[Start of DATA RECORDS]

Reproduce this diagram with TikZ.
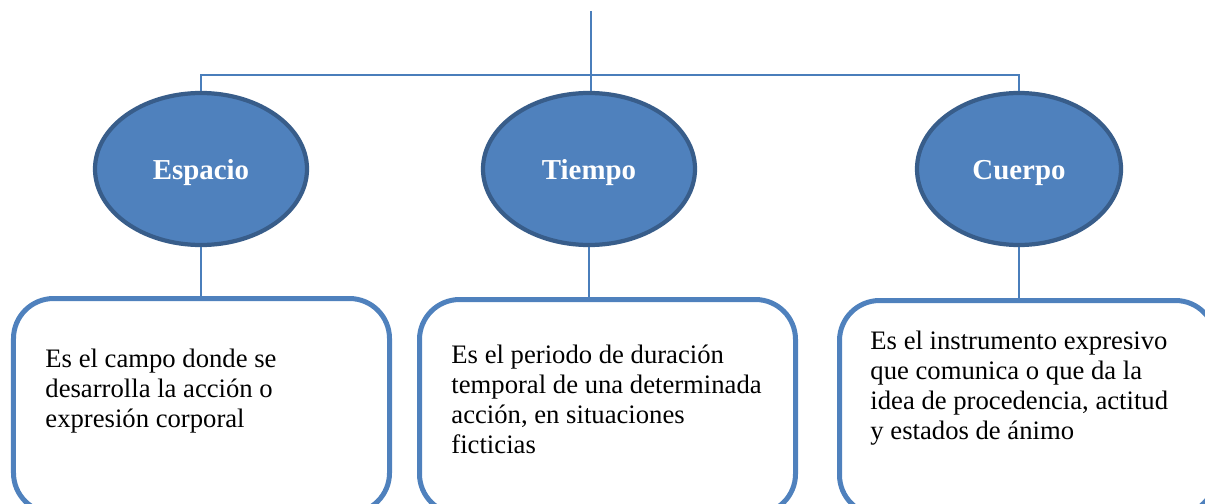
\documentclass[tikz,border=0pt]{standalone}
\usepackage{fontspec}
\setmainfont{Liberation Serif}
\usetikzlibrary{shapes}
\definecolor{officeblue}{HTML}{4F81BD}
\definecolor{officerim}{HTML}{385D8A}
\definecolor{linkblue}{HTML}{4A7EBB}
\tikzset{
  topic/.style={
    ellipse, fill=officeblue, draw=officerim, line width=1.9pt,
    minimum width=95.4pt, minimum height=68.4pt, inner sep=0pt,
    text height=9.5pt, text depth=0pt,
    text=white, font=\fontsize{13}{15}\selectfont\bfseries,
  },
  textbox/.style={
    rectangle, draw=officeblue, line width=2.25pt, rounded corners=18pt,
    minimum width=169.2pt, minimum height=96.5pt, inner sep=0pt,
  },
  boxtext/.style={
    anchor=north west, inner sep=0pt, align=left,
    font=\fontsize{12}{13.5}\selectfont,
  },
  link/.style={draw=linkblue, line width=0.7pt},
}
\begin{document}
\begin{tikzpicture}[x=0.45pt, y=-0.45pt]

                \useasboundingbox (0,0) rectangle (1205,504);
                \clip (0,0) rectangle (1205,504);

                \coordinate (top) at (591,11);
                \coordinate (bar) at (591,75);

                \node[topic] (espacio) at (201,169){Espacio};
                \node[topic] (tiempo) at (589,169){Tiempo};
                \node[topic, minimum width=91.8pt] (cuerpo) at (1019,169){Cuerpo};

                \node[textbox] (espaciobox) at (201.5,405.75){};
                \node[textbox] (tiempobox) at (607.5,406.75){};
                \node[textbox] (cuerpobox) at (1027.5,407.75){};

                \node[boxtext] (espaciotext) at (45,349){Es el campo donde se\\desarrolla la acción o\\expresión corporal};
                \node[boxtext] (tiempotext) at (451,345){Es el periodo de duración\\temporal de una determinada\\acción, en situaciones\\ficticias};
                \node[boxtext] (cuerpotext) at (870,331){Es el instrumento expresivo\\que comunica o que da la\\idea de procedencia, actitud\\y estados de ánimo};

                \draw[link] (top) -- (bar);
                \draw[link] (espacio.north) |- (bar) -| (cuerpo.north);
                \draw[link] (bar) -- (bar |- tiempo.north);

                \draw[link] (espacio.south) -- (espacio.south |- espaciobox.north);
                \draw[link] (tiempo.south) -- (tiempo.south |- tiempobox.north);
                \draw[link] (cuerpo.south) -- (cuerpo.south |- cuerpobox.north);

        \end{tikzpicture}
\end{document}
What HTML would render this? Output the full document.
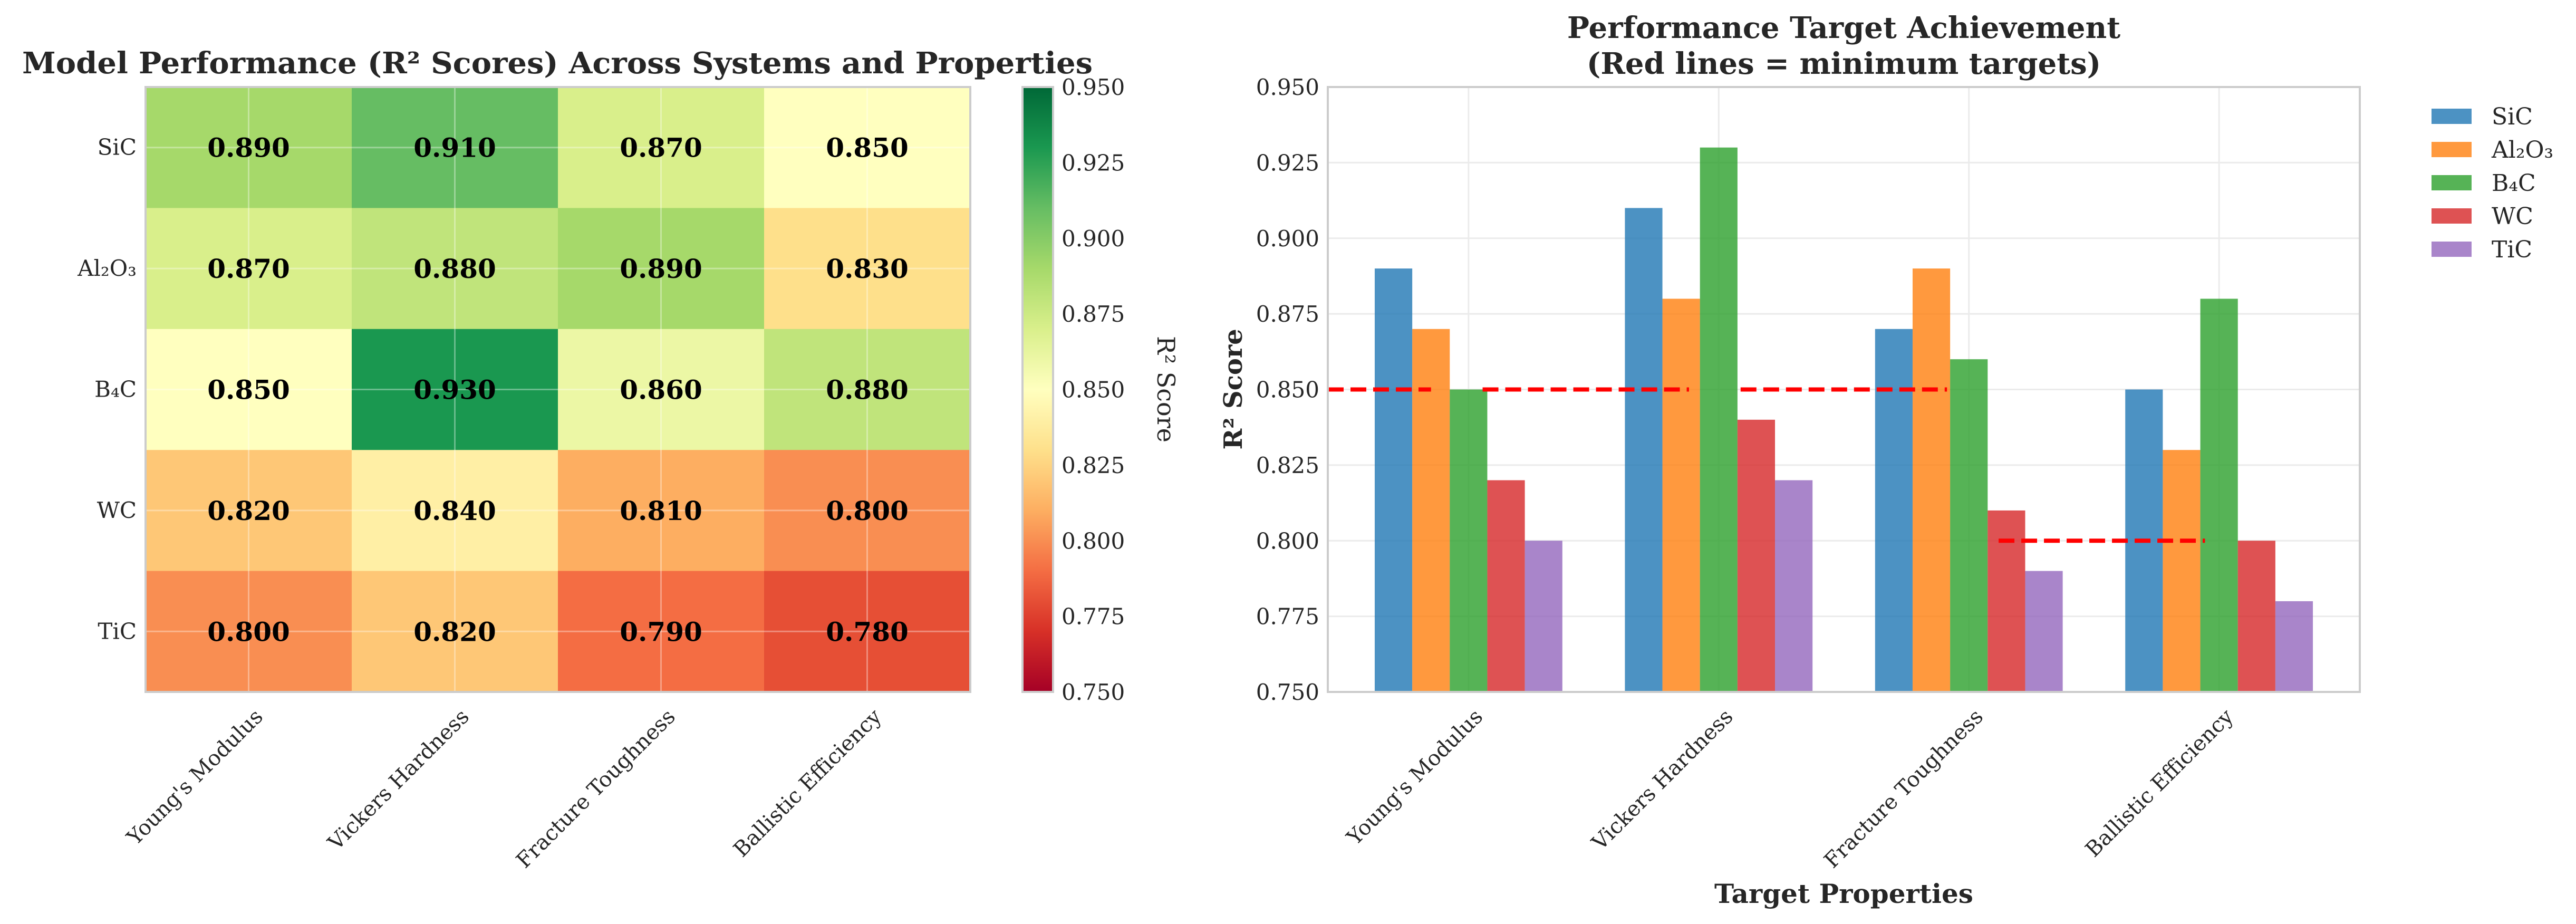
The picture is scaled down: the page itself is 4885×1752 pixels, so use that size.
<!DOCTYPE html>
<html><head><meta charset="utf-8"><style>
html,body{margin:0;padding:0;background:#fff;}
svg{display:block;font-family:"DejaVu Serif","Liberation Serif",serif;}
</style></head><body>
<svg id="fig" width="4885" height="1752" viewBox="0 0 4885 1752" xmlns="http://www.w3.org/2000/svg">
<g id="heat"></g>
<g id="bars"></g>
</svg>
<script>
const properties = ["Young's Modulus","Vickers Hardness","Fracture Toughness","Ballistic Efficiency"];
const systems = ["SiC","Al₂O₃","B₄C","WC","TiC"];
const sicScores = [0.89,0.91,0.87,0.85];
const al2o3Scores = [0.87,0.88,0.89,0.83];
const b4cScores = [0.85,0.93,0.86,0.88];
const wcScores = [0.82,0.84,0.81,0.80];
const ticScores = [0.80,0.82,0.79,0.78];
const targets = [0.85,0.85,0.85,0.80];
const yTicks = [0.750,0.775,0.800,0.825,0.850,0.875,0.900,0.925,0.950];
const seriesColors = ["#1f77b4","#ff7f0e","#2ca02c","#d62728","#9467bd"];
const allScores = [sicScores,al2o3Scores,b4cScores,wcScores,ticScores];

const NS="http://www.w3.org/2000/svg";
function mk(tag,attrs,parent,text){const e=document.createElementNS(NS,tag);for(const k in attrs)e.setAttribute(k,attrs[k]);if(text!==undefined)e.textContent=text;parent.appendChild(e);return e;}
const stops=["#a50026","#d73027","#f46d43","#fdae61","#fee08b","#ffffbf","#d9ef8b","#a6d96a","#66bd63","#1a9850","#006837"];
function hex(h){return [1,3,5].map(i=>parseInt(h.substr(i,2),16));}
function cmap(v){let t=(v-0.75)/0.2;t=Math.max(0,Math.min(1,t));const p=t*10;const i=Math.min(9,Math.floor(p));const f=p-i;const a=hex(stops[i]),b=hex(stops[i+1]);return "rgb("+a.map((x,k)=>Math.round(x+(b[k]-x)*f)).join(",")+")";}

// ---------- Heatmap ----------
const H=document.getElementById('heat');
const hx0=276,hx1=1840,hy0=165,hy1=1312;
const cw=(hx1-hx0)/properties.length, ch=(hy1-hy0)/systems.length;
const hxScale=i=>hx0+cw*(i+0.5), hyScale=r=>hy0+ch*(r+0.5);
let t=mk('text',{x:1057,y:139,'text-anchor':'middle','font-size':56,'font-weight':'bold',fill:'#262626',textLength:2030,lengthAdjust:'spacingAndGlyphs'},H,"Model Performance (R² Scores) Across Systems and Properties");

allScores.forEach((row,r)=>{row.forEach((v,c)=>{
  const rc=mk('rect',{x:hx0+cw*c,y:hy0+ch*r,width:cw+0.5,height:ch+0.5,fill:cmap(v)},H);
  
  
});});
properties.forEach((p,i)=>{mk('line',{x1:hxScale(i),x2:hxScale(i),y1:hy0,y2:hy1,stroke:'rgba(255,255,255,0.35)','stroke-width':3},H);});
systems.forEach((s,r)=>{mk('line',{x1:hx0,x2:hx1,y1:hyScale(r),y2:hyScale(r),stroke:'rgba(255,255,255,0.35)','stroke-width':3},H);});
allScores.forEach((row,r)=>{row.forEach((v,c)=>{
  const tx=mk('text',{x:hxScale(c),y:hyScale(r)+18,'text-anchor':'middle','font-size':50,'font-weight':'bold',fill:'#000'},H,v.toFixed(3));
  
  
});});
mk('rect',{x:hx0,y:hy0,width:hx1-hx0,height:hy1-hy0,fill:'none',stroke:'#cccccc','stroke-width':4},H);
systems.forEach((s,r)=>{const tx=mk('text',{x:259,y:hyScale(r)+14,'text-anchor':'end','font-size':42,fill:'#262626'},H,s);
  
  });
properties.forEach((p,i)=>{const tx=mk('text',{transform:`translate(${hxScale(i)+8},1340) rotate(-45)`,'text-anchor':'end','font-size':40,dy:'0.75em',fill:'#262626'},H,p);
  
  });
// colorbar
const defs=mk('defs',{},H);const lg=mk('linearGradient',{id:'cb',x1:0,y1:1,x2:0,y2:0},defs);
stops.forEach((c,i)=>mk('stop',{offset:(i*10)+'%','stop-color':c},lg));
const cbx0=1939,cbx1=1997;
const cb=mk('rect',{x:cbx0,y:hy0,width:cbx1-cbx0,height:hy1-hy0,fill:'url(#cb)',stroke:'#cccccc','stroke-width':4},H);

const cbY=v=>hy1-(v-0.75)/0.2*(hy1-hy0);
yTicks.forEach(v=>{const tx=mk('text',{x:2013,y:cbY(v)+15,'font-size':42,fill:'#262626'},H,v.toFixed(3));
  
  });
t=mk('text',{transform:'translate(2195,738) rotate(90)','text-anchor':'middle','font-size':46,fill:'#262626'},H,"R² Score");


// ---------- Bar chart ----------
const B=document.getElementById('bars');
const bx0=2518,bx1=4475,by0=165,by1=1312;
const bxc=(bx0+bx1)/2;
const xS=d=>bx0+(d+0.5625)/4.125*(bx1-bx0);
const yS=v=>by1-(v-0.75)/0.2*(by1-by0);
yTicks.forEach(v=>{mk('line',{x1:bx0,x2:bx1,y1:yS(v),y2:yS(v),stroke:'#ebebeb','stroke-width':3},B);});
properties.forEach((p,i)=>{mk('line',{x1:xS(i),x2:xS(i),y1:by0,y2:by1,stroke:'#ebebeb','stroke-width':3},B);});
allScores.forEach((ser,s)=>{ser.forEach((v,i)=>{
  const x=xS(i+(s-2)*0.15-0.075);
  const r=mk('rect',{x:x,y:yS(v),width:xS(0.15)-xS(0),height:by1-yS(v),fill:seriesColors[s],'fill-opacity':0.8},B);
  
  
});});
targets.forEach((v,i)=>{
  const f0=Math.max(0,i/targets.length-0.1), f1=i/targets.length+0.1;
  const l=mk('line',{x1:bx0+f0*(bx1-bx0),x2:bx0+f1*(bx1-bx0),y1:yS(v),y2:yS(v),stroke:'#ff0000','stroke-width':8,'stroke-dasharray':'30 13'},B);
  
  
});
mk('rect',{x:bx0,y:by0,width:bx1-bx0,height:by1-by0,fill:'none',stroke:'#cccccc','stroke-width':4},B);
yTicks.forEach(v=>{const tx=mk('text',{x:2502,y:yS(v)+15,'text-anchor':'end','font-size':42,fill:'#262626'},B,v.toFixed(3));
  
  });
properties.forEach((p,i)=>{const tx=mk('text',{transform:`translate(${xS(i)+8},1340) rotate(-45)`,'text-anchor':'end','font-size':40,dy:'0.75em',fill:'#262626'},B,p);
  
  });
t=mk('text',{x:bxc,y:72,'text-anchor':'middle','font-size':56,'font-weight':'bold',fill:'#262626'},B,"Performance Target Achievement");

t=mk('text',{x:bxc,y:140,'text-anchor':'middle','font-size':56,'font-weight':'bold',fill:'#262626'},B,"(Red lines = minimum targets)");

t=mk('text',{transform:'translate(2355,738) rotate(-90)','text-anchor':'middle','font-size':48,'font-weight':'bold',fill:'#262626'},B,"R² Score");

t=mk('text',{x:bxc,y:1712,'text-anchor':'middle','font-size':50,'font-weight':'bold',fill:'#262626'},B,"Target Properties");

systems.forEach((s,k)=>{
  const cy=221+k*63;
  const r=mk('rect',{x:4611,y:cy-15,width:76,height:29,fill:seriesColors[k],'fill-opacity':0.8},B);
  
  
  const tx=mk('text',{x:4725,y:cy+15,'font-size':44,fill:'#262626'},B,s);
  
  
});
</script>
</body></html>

[End of DATA RECORDS]

EXERCISE OBJECTIVE: Hand back the exact lines from the start of the entries to the line with "(bar |- tiempo.north);", both ends kept and pictures left out.

ANSWER TO THE PROBLEM:
Reproduce this diagram with TikZ.
\documentclass[tikz,border=0pt]{standalone}
\usepackage{fontspec}
\setmainfont{Liberation Serif}
\usetikzlibrary{shapes}
\definecolor{officeblue}{HTML}{4F81BD}
\definecolor{officerim}{HTML}{385D8A}
\definecolor{linkblue}{HTML}{4A7EBB}
\tikzset{
  topic/.style={
    ellipse, fill=officeblue, draw=officerim, line width=1.9pt,
    minimum width=95.4pt, minimum height=68.4pt, inner sep=0pt,
    text height=9.5pt, text depth=0pt,
    text=white, font=\fontsize{13}{15}\selectfont\bfseries,
  },
  textbox/.style={
    rectangle, draw=officeblue, line width=2.25pt, rounded corners=18pt,
    minimum width=169.2pt, minimum height=96.5pt, inner sep=0pt,
  },
  boxtext/.style={
    anchor=north west, inner sep=0pt, align=left,
    font=\fontsize{12}{13.5}\selectfont,
  },
  link/.style={draw=linkblue, line width=0.7pt},
}
\begin{document}
\begin{tikzpicture}[x=0.45pt, y=-0.45pt]

                \useasboundingbox (0,0) rectangle (1205,504);
                \clip (0,0) rectangle (1205,504);

                \coordinate (top) at (591,11);
                \coordinate (bar) at (591,75);

                \node[topic] (espacio) at (201,169){Espacio};
                \node[topic] (tiempo) at (589,169){Tiempo};
                \node[topic, minimum width=91.8pt] (cuerpo) at (1019,169){Cuerpo};

                \node[textbox] (espaciobox) at (201.5,405.75){};
                \node[textbox] (tiempobox) at (607.5,406.75){};
                \node[textbox] (cuerpobox) at (1027.5,407.75){};

                \node[boxtext] (espaciotext) at (45,349){Es el campo donde se\\desarrolla la acción o\\expresión corporal};
                \node[boxtext] (tiempotext) at (451,345){Es el periodo de duración\\temporal de una determinada\\acción, en situaciones\\ficticias};
                \node[boxtext] (cuerpotext) at (870,331){Es el instrumento expresivo\\que comunica o que da la\\idea de procedencia, actitud\\y estados de ánimo};

                \draw[link] (top) -- (bar);
                \draw[link] (espacio.north) |- (bar) -| (cuerpo.north);
                \draw[link] (bar) -- (bar |- tiempo.north);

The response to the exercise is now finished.